>ACTION CONSTRUCTION EQUIPMENT (PRABHUDAS LILLADHER)
■ Ease of NBFC funding and Infra-led demand to improve volumes: Demand for equipments related to infrastructure is expected to see a considerable pick-up on the back of NBFC funding being available now and the on-going infra-related spending. Products like Mobile cranes, Backhoe loaders, Crawler cranes and Tandem rollers are expected to see increased volumes. But at the same time demand from the real estate sector (for fixed tower cranes, mobile cranes) might have bottomed out but still hasn’t gathered any momentum. Even on conservative volume estimates (15-25% lower than management guidance) for FY11 and FY12, we expect the company’s revenue to grow at a CAGR of close to 30%.

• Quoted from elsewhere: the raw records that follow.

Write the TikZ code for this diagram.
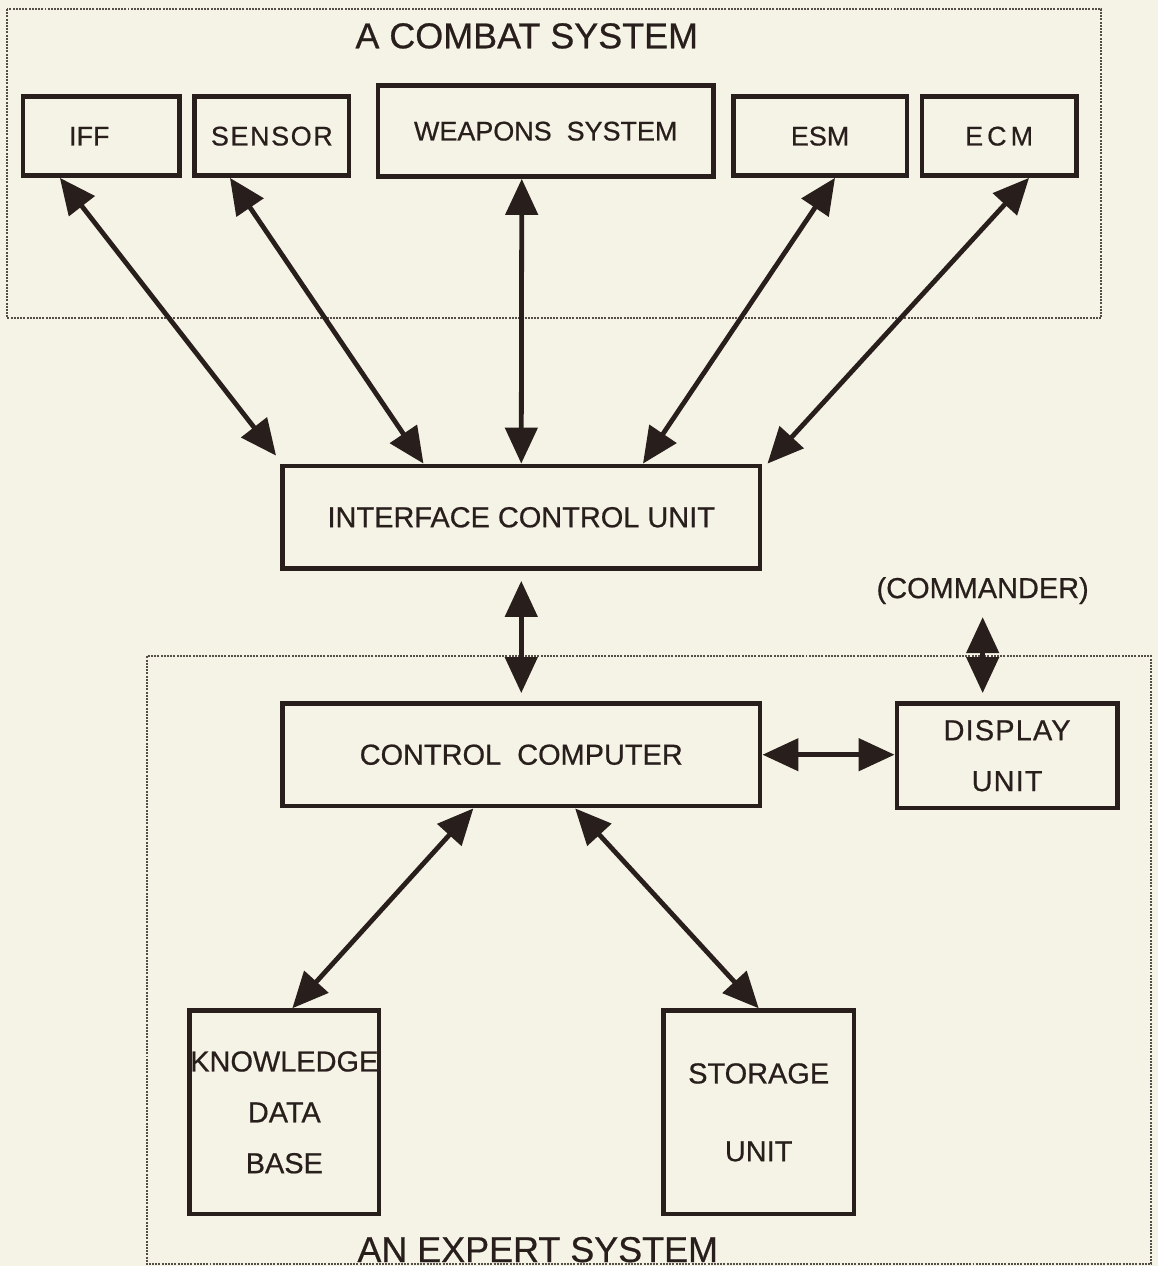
\documentclass[tikz,border=0pt]{standalone}
\usepackage{fontspec}
\setmainfont{Liberation Sans}[FakeBold=0.6]
\usetikzlibrary{arrows.meta}

\definecolor{paper}{RGB}{245,243,230}
\definecolor{ink}{RGB}{40,30,28}
\definecolor{frameline}{RGB}{85,78,72}

\tikzset{
  unit/.style={draw=ink, text=ink, line width=2.3pt, inner sep=0pt, align=center,
    font=\fontsize{14.5}{25.5}\selectfont},
  toprow/.style={unit, minimum height=39.5pt, font=\fontsize{13.5}{16}\selectfont},
  link/.style={{Triangle[length=18pt,width=16pt]}-{Triangle[length=18pt,width=16pt]},
    draw=ink, line width=2.4pt},
  group/.style={draw=frameline, line width=1pt, dash pattern=on 1pt off 0.6pt},
  heading/.style={text=ink, font=\fontsize{18}{20}\selectfont},
}

\begin{document}
\begin{tikzpicture}[x=0.5pt,y=-0.5pt]
  \fill[paper] (0,0) rectangle (1161,1269);

  % the combat system
  \draw[group] (7,9) rectangle (1104,319);
  \node[heading] (combat) at (528,36) {A COMBAT SYSTEM};

  \node[toprow, minimum width=78.5pt] (iff) at (101.5,136.5) {IFF\hspace{12pt}};
  \node[toprow, minimum width=77.5pt] (sensor) at (272.5,136.5) {\addfontfeature{LetterSpace=6}SENSOR};
  \node[toprow, minimum width=168pt, minimum height=45.5pt] (weapons) at (547,131.5) {WEAPONS\ \ SYSTEM};
  \node[toprow, minimum width=87pt] (esm) at (822,136.5) {ESM};
  \node[toprow, minimum width=77.5pt] (ecm) at (1001.5,136.5) {\addfontfeature{LetterSpace=15}ECM};

  \node[unit, minimum width=239.5pt, minimum height=51.5pt] (icu) at (522.5,518.5) {INTERFACE CONTROL UNIT};

  % the expert system
  \draw[group] (147,658) rectangle (1154,1267);
  \node[heading, anchor=base] (expert) at (539,1265) {AN EXPERT SYSTEM};

  \node[unit, minimum width=239.5pt, minimum height=51.5pt] (cc) at (522.5,756.5) {CONTROL\ \ COMPUTER};
  \node[unit, minimum width=110.5pt, minimum height=52.5pt] (disp) at (1009.5,757.5) {\addfontfeature{LetterSpace=4}DISPLAY\\\addfontfeature{LetterSpace=4}UNIT};
  \node[text=ink, font=\fontsize{14.5}{16}\selectfont] (cmd) at (985,592) {(COMMANDER)};

  \node[unit, minimum width=95pt, minimum height=102pt] (kb) at (285,1115) {KNOWLEDGE\\DATA\\BASE};
  \node[unit, minimum width=95.5pt, minimum height=102pt] (store) at (760.5,1115) {STORAGE\\[13.5pt]UNIT};

  % links
  \draw[link] ([xshift=-20.75pt]iff.south) -- ([xshift=-2pt,yshift=4pt]icu.north west);
  \draw[link] ([xshift=-21pt]sensor.south) -- ([xshift=-49pt]icu.north);
  \draw[link] ([xshift=-12pt]weapons.south) -- (icu.north);
  \draw[link] ([xshift=7.5pt]esm.south) -- ([xshift=61pt]icu.north);
  \draw[link] ([xshift=15pt]ecm.south) -- ([xshift=2.5pt]icu.north east);

  \draw[link, shorten <=5pt, shorten >=4pt] (icu.south) -- (cc.north);
  \draw[link, shorten <=3pt, shorten >=4pt] (cmd.south) -- (cmd.south |- disp.north);
  \draw[link] (cc.east) -- (cc.east -| disp.west);

  \draw[link] ([xshift=-24pt]cc.south) -- ([xshift=4pt]kb.north);
  \draw[link] ([xshift=27pt]cc.south) -- (store.north);
\end{tikzpicture}
\end{document}
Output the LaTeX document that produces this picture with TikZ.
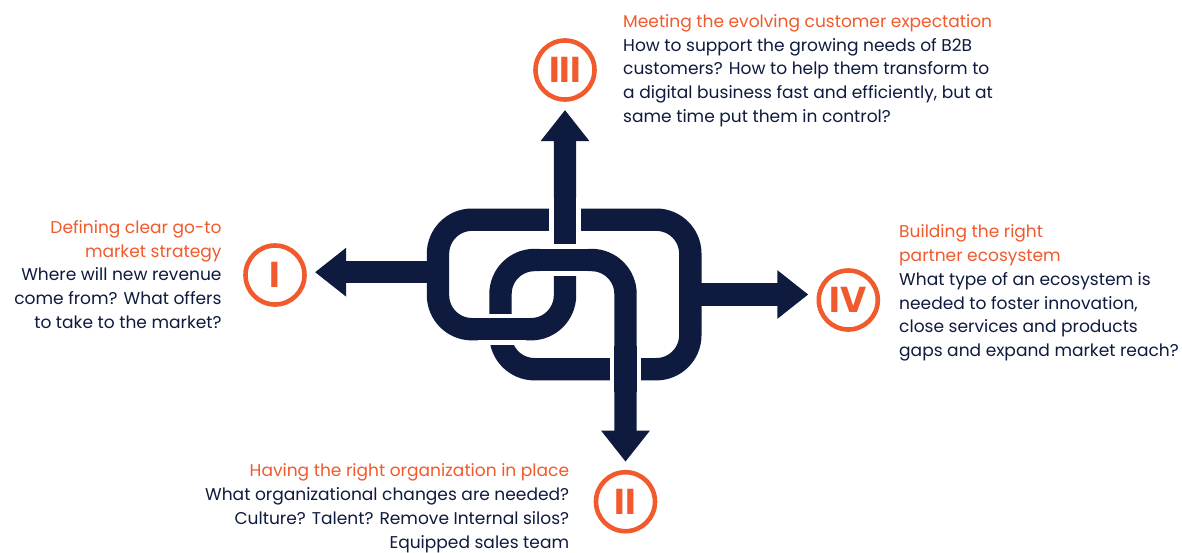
\documentclass[tikz,border=0pt]{standalone}
\usepackage{fontspec}
\setmainfont{Poppins}
\usetikzlibrary{arrows.meta}
\definecolor{navy}{HTML}{0F1A3F}
\definecolor{flame}{HTML}{F15A2C}
\tikzset{
  strand/.style={draw=navy, line width=22.4pt, rounded corners=34pt},
  bridge/.style={draw=white, line width=4.5pt, double=navy, double distance=22.4pt},
  numring/.style={circle, draw=flame, line width=4.6pt, minimum size=59pt, inner sep=0pt, outer sep=10.5pt, text=flame, font=\fontsize{36}{36}\selectfont\bfseries},
  blurb/.style={inner sep=0pt, text=navy, font=\fontsize{17.05}{23.8}\selectfont}
}
\begin{document}
\begin{tikzpicture}[x=1pt, y=-1pt, >={Triangle[length=31pt, width=46.6pt]}]
\useasboundingbox[fill=white] (0,0) rectangle (1182,552);
\node[numring] (cIII) at (565,70) {III};
\node[numring] (cI) at (275,275) {I};
\node[numring] (cIV) at (848.3,300) {IV};
\node[numring] (cII) at (625.5,501.7) {II};
\coordinate (kW) at (438,272.2);
\coordinate (kE) at (690.3,294.5);
% the knot, one strand from III to II
\draw[strand, <->] (cIII.south) -- (565,329.2) -- (438,329.2) -- (438,219.7) -- (690.3,219.7) -- (690.3,369.2) -- (500.5,369.2) -- (500.5,260) -- (625.5,260) -- (cII.north);
\foreach \a/\b in {540/260, 478/329.2}
  \draw[bridge] (\a,\b) --++(48,0);
\foreach \a/\b in {565/198, 625.5/346}
  \draw[bridge] (\a,\b) --++(0,46);
\draw[strand, ->] (kW) -- (kW -| cI.east);
\draw[strand, ->] (kE) -- (kE -| cIV.west);
% base of a blurb = base of its last line
\node[blurb, anchor=base west, align=left] (tIII) at (623,122.5) {\textcolor{flame}{Meeting the evolving customer expectation}\\
  How to support the growing needs of B2B\\ customers? How to help them transform to\\
  a digital business fast and efficiently, but at\\ same time put them in control?};
\node[blurb, anchor=base east, align=right] (tI) at (221.7,328.5) {\textcolor{flame}{Defining clear go-to}\\ \textcolor{flame}{market strategy}\\
  Where will new revenue\\ come from? What offers\\ to take to the market?};
\node[blurb, anchor=base west, align=left] (tIV) at (899,356.7) {\textcolor{flame}{Building the right}\\ \textcolor{flame}{partner ecosystem}\\
  What type of an ecosystem is\\ needed to foster innovation,\\ close services and products\\ gaps and expand market reach?};
\node[blurb, anchor=base east, align=right] (tII) at (569.3,548.3) {\textcolor{flame}{Having the right organization in place}\\
  What organizational changes are needed?\\ Culture? Talent? Remove Internal silos?\\ Equipped sales team};
\end{tikzpicture}
\end{document}
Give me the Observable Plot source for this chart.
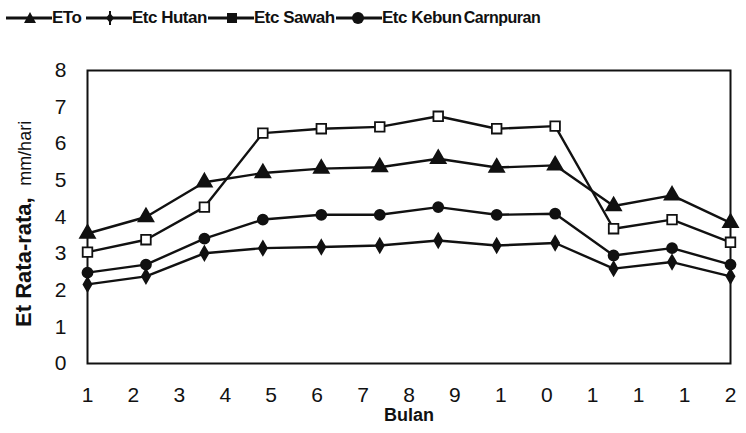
<!DOCTYPE html>
<html>
<head>
<meta charset="utf-8">
<script src="https://cdn.jsdelivr.net/npm/d3@7"></script>
<script src="https://cdn.jsdelivr.net/npm/@observablehq/plot@0.6"></script>
<style>
  body { margin: 0; background: #fff; font-family: "Liberation Sans", Arial, sans-serif; }
  #legend { position: relative; height: 40px; width: 746px; }
  .item { position: absolute; top: 8px; display: flex; align-items: center; font-weight: bold; font-size: 17px; color: #111; white-space: nowrap; }
  .item svg { display: block; }
  .item span { margin-left: -2px; letter-spacing: -0.5px; }
  .small { font-size: 16px; letter-spacing: -0.6px; }
</style>
</head>
<body>
<div id="legend"></div>
<div id="chart"></div>
<script>
// ---- data ----
const months = [1, 2, 3, 4, 5, 6, 7, 8, 9, 10, 11, 12];
const seriesNames = ["ETo", "Etc Hutan", "Etc Sawah", "Etc Kebun Carnpuran"];
const eto      = [3.55, 4.00, 4.95, 5.20, 5.32, 5.36, 5.59, 5.35, 5.41, 4.30, 4.59, 3.84];
const etcHutan = [2.16, 2.38, 3.01, 3.15, 3.18, 3.22, 3.36, 3.22, 3.29, 2.59, 2.77, 2.38];
const etcSawah = [3.04, 3.38, 4.27, 6.29, 6.41, 6.46, 6.75, 6.41, 6.48, 3.68, 3.93, 3.31];
const etcKebun = [2.48, 2.70, 3.41, 3.93, 4.06, 4.06, 4.27, 4.06, 4.09, 2.95, 3.15, 2.70];
const yTicks = [0, 1, 2, 3, 4, 5, 6, 7, 8];
const xTickLabels = ["1", "2", "3", "4", "5", "6", "7", "8", "9", "1", "0", "1", "1", "1", "2"];
const xTitle = "Bulan";
const yTitleMain = "Et Rata-rata,";
const yTitleUnit = "mm/hari";

const seriesValues = [eto, etcHutan, etcSawah, etcKebun];
const symbols = ["triangle", "diamond", "square", "circle"];
const fills = ["#111", "#111", "#fff", "#111"];
const radii = [5.5, 4.2, 5.4, 5];

const data = seriesNames.flatMap((name, s) =>
  months.map((m, i) => ({ series: name, month: m, value: seriesValues[s][i] }))
);

// evenly spaced label positions across the month domain (as in the original)
const xTickPos = xTickLabels.map((_, i) => 1 + i * 11 / (xTickLabels.length - 1));

// ---- legend ----
const legendX = [4, 84, 206, 334];
const legend = document.getElementById("legend");
seriesNames.forEach((name, s) => {
  const item = document.createElement("div");
  item.className = "item";
  item.style.left = legendX[s] + "px";
  const sym = symbols[s];
  let marker = "";
  if (sym === "triangle") marker = `<path d="M26,4 L32,15 L20,15 Z" fill="#111"/>`;
  else if (sym === "diamond") marker = `<path d="M26,5 L30,10 L26,15 L22,10 Z" fill="#111"/><line x1="26" y1="3" x2="26" y2="17" stroke="#111" stroke-width="2"/>`;
  else if (sym === "square") marker = `<rect x="21" y="5" width="10" height="10" fill="#111"/>`;
  else marker = `<circle cx="24" cy="10" r="6" fill="#111"/>`;
  const svg = `<svg width="50" height="20"><line x1="2" y1="10" x2="48" y2="10" stroke="#111" stroke-width="3"/>${marker}</svg>`;
  let label = name;
  if (name === "Etc Kebun Carnpuran") label = `Etc Kebun <span class="small">Carnpuran</span>`;
  item.innerHTML = svg + `<span>${label}</span>`;
  legend.appendChild(item);
});

// ---- chart ----
const chart = Plot.plot({
  width: 746,
  height: 393,
  marginTop: 30,
  marginBottom: 70,
  marginLeft: 87,
  marginRight: 16,
  style: { fontFamily: "Liberation Sans, Arial, sans-serif", color: "#111", background: "#fff" },
  x: { domain: [1, 12] },
  y: { domain: [0, 8] },
  marks: [
    Plot.frame({ stroke: "#111", strokeWidth: 2 }),
    Plot.axisY({ ticks: yTicks, tickSize: 0, tickPadding: 21, fontSize: 21, label: null }),
    Plot.axisX({
      ticks: xTickPos,
      tickFormat: d => xTickLabels[Math.round((d - 1) * (xTickLabels.length - 1) / 11)],
      tickSize: 0, tickPadding: 24, fontSize: 21, label: null
    }),
    Plot.text([xTitle], { frameAnchor: "bottom", dy: 57, fontSize: 18, fontWeight: "bold", text: d => d }),
    Plot.text([yTitleMain], { x: 1, y: 1, dx: -64, rotate: -90, textAnchor: "start", fontSize: 22, fontWeight: "bold", text: d => d }),
    Plot.text([yTitleUnit], { x: 1, y: 4.85, dx: -62, rotate: -90, textAnchor: "start", fontSize: 18, text: d => d }),
    Plot.line(data, { x: "month", y: "value", z: "series", stroke: "#111", strokeWidth: 2.4 }),
    ...seriesNames.map((name, s) =>
      Plot.dot(data.filter(d => d.series === name), {
        x: "month", y: "value", symbol: () => symbols[s],
        r: radii[s], fill: fills[s], stroke: "#111", strokeWidth: 1.8
      })
    )
  ]
});
document.getElementById("chart").appendChild(chart);
</script>
</body>
</html>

■ Tractor foray to gain pace: Action Construction equipment (ACE) sells its tractors in the Northern states of Haryana, Rajasthan and Uttar Pradesh. The company is currently selling these tractors through its dealer network of over 200 dealers. The company has a capacity of 400-500 tractors per month which will be sufficient for the next year. Capex of Rs150-200m is expected to be undertaken in FY11 in order to increase this capacity to more than 700- 800 per month.
■ Margin improvement: Overall volumes are expected to improve considerably in both H2FY10 and FY11. ACE, currently, has a capacity to generate revenue of close to Rs6-6.5bn. Hence, with increased volumes, we expect margins to improve incrementally, with FY10 and FY11 margins expected to be 8-8.3% and more than 10%, respectively.
■ Valuation: With the ease of funding availability from NBFC, to both regular and first equipment buyers, coupled with an improving demand scenario, ACE is well placed at this point in time to take advantage of this increasingly positive scenario. At the CMP of Rs42, the stock trades at 9.9x FY11E and 7.6x FY12E earnings of Rs4.3 and Rs5.5, respectively. We maintain ‘Accumulate’ on the stock.